1. Evidence for anticipation ≠ evidence for a global principle of “uncertainty minimization.
Elite batting or return tasks show anticipatory control because neural and sensorimotor delays demand feed-forward strategies. That is perfectly compatible with many control-theoretic explanations (internal models, Smith predictors, model predictive control, dynamical systems) that do not require Bayesian inference or a universal principle of “uncertainty minimization.” From “organisms behave as if anticipating” it does not follow that they literally minimize epistemic uncertainty.
2. Shannon information, thermodynamic free energy, and semantic or epistemic uncertainty are categorically different concepts.
Formal similarities (e.g., entropy, noise, and signal) do not justify treating them as identical. Variational free energy in Friston’s sense is a model-relative bound on surprisal, not a physical energy quantity; and “uncertainty” here is a term defined over the probability distributions of a generative model.
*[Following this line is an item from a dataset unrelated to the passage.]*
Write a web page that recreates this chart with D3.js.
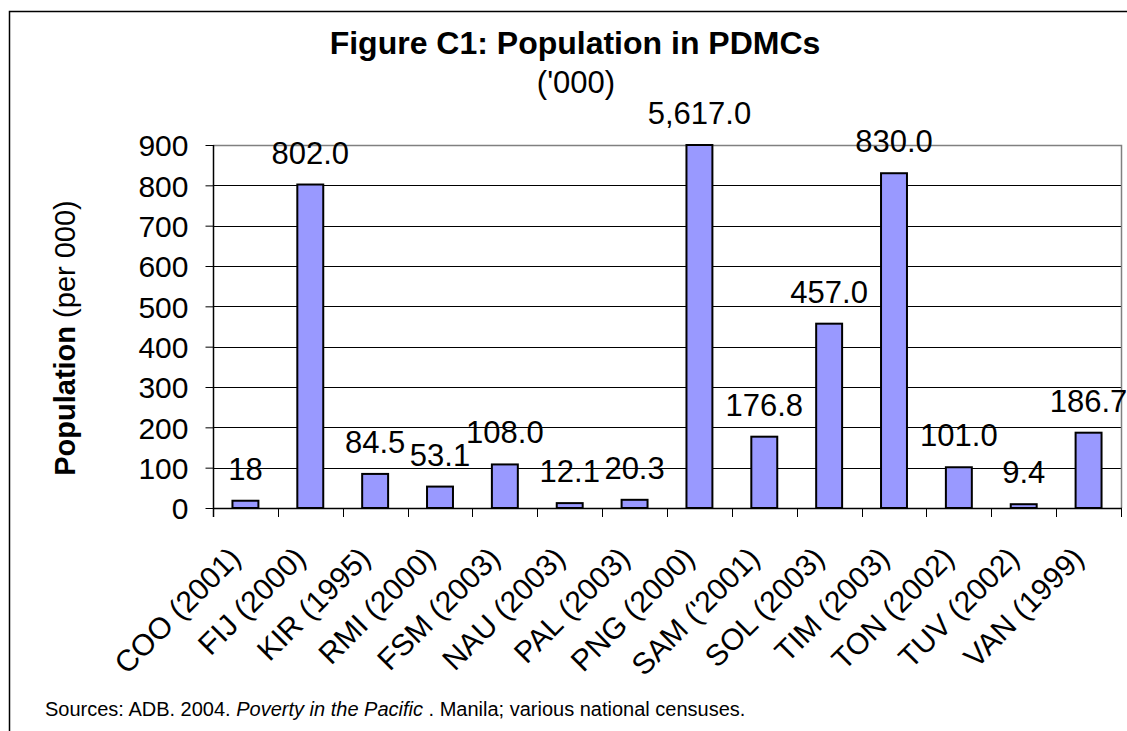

Sliding between these domains without a strict translation rule is a category error.
Between physics and semantics there can be no bridge law, only correlation.
A physical process can correlate with a semantic or cognitive state, but it can never produce, translate into, or explain it. The physical and the semantic belong to different epistemic domains; their connection is observational, not generative.
3. What would count as a risky, discriminative prediction?
If “organisms minimize uncertainty” is to be an empirical claim rather than a post-hoc description, it must yield a pre-specified, falsifiable prediction that (i) distinguishes the FEP/predictive-coding framework from alternative non-Bayesian control models, (ii) is measurable in the organism itself (not only in our statistical model), and (iii) could in principle fail.
Without such criteria, the “principle” remains unfalsifiable and collapses into metaphor.
So the issue is not anticipation or control per se — I fully agree that organisms stabilize their internal dynamics. The issue is the illegitimate conceptual leap from physical energy flow to semantic uncertainty, and from probabilistic modelling to biological reality. That’s precisely the confusion I am objecting to.